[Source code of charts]
=======
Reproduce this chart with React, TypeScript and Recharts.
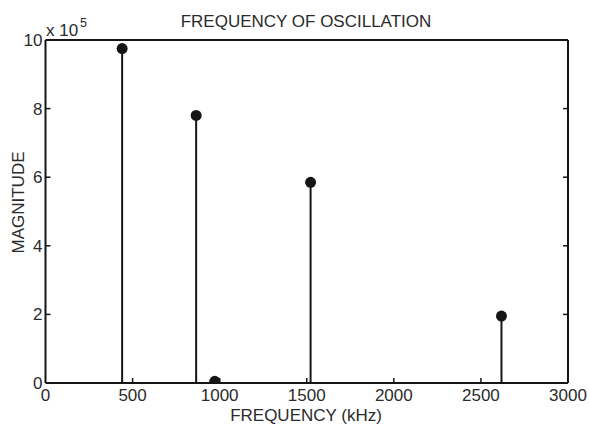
import { ComposedChart, Scatter, XAxis, YAxis, ReferenceLine } from "recharts";

// stem plot values (magnitude in units of 10^5)
const freqKHz = [440, 865, 972, 1522, 2618];
const magnitude = [9.75, 7.8, 0.05, 5.85, 1.95];
const xTicks = [0, 500, 1000, 1500, 2000, 2500, 3000];
const yTicks = [0, 2, 4, 6, 8, 10];

const points = freqKHz.map((f, i) => ({ f, m: magnitude[i] }));

const W = 589;
const H = 427;
const ink = "#151515";
const textColor = "#2b2b2b";
const font = "'Liberation Sans', Arial, sans-serif";
const TICK = 5;
const GAP = 6;

const Dot = (props: any) => <circle cx={props.cx} cy={props.cy} r={5.5} fill={ink} />;

// bottom axis: label below, small tick pointing into the plot
const BottomTick = (p: any) => {
  const axisY = p.y - GAP;
  const v = p.payload.value;
  const inner = v !== 0 && v !== 3000;
  return (
    <g>
      {inner && <line x1={p.x} x2={p.x} y1={axisY} y2={axisY - TICK} stroke={ink} strokeWidth={1.5} />}
      <text x={p.x} y={p.y} dy="0.71em" textAnchor="middle" fontSize={17} fontFamily={font} fill={textColor}>{v}</text>
    </g>
  );
};

const LeftTick = (p: any) => {
  const axisX = p.x + 3;
  const v = p.payload.value;
  const inner = v !== 0 && v !== 10;
  return (
    <g>
      {inner && <line x1={axisX} x2={axisX + TICK} y1={p.y} y2={p.y} stroke={ink} strokeWidth={1.5} />}
      <text x={p.x} y={p.y} dy="0.355em" textAnchor="end" fontSize={17} fontFamily={font} fill={textColor}>{v}</text>
    </g>
  );
};

const TopTick = (p: any) => {
  const v = p.payload.value;
  if (v === 0 || v === 3000) return <g />;
  return <line x1={p.x} x2={p.x} y1={p.y} y2={p.y + TICK} stroke={ink} strokeWidth={1.5} />;
};

const RightTick = (p: any) => {
  const v = p.payload.value;
  if (v === 0 || v === 10) return <g />;
  return <line x1={p.x} x2={p.x - TICK} y1={p.y} y2={p.y} stroke={ink} strokeWidth={1.5} />;
};

export default function App() {
  return (
    <div style={{ position: "absolute", left: 0, top: 0, width: W, height: H, background: "#fff" }}>
      <ComposedChart width={W} height={H} data={points} margin={{ top: 40, right: 21, bottom: 0, left: 0 }}>
        <XAxis
          xAxisId="b"
          dataKey="f"
          type="number"
          domain={[0, 3000]}
          ticks={xTicks}
          allowDataOverflow
          height={44}
          tickLine={false}
          tickSize={0}
          tickMargin={GAP}
          tick={BottomTick}
          axisLine={{ stroke: ink, strokeWidth: 2 }}
        />
        <XAxis
          xAxisId="t"
          type="number"
          orientation="top"
          mirror
          domain={[0, 3000]}
          ticks={xTicks}
          allowDataOverflow
          tickLine={false}
          tickSize={0}
          tickMargin={0}
          tick={TopTick}
          axisLine={{ stroke: ink, strokeWidth: 2 }}
        />
        <YAxis
          yAxisId="l"
          type="number"
          domain={[0, 10]}
          ticks={yTicks}
          allowDataOverflow
          width={45.5}
          tickLine={false}
          tickSize={0}
          tickMargin={3}
          tick={LeftTick}
          axisLine={{ stroke: ink, strokeWidth: 2 }}
        />
        <YAxis
          yAxisId="r"
          type="number"
          orientation="right"
          mirror
          domain={[0, 10]}
          ticks={yTicks}
          allowDataOverflow
          tickLine={false}
          tickSize={0}
          tickMargin={0}
          tick={RightTick}
          axisLine={{ stroke: ink, strokeWidth: 2 }}
        />
        {points.map((p) => (
          <ReferenceLine
            key={p.f}
            xAxisId="b"
            yAxisId="l"
            segment={[{ x: p.f, y: 0 }, { x: p.f, y: p.m }]}
            stroke={ink}
            strokeWidth={2}
          />
        ))}
        <Scatter
          xAxisId="b"
          yAxisId="l"
          dataKey="m"
          shape={Dot}
          isAnimationActive={false}
        />
      </ComposedChart>
      <svg
        width={W}
        height={H}
        style={{ position: "absolute", left: 0, top: 0, pointerEvents: "none" }}
      >
        <g fontFamily={font} fill={textColor}>
          <text x={306} y={27} fontSize={17} textAnchor="middle">FREQUENCY OF OSCILLATION</text>
          <text x={46} y={36} fontSize={17}>x 10</text>
          <text x={80} y={27} fontSize={12.5}>5</text>
          <text x={306} y={421} fontSize={17} textAnchor="middle">FREQUENCY (kHz)</text>
          <text transform="translate(24,202.5) rotate(-90)" fontSize={17} textAnchor="middle">MAGNITUDE</text>
        </g>
      </svg>
    </div>
  );
}
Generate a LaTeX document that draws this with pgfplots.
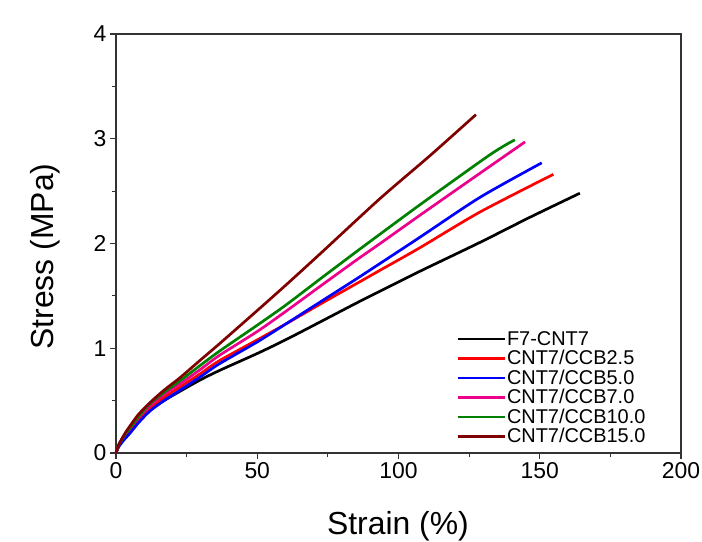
=======
Stated task: All lines from the start of the entries through the one with "const Dot = (props: any)" are to be output exactly; omit the pictures.

Result for this exercise:
Reproduce this chart with React, TypeScript and Recharts.
import { ComposedChart, Scatter, XAxis, YAxis, ReferenceLine } from "recharts";

// stem plot values (magnitude in units of 10^5)
const freqKHz = [440, 865, 972, 1522, 2618];
const magnitude = [9.75, 7.8, 0.05, 5.85, 1.95];
const xTicks = [0, 500, 1000, 1500, 2000, 2500, 3000];
const yTicks = [0, 2, 4, 6, 8, 10];

const points = freqKHz.map((f, i) => ({ f, m: magnitude[i] }));

const W = 589;
const H = 427;
const ink = "#151515";
const textColor = "#2b2b2b";
const font = "'Liberation Sans', Arial, sans-serif";
const TICK = 5;
const GAP = 6;

const Dot = (props: any) => <circle cx={props.cx} cy={props.cy} r={5.5} fill={ink} />;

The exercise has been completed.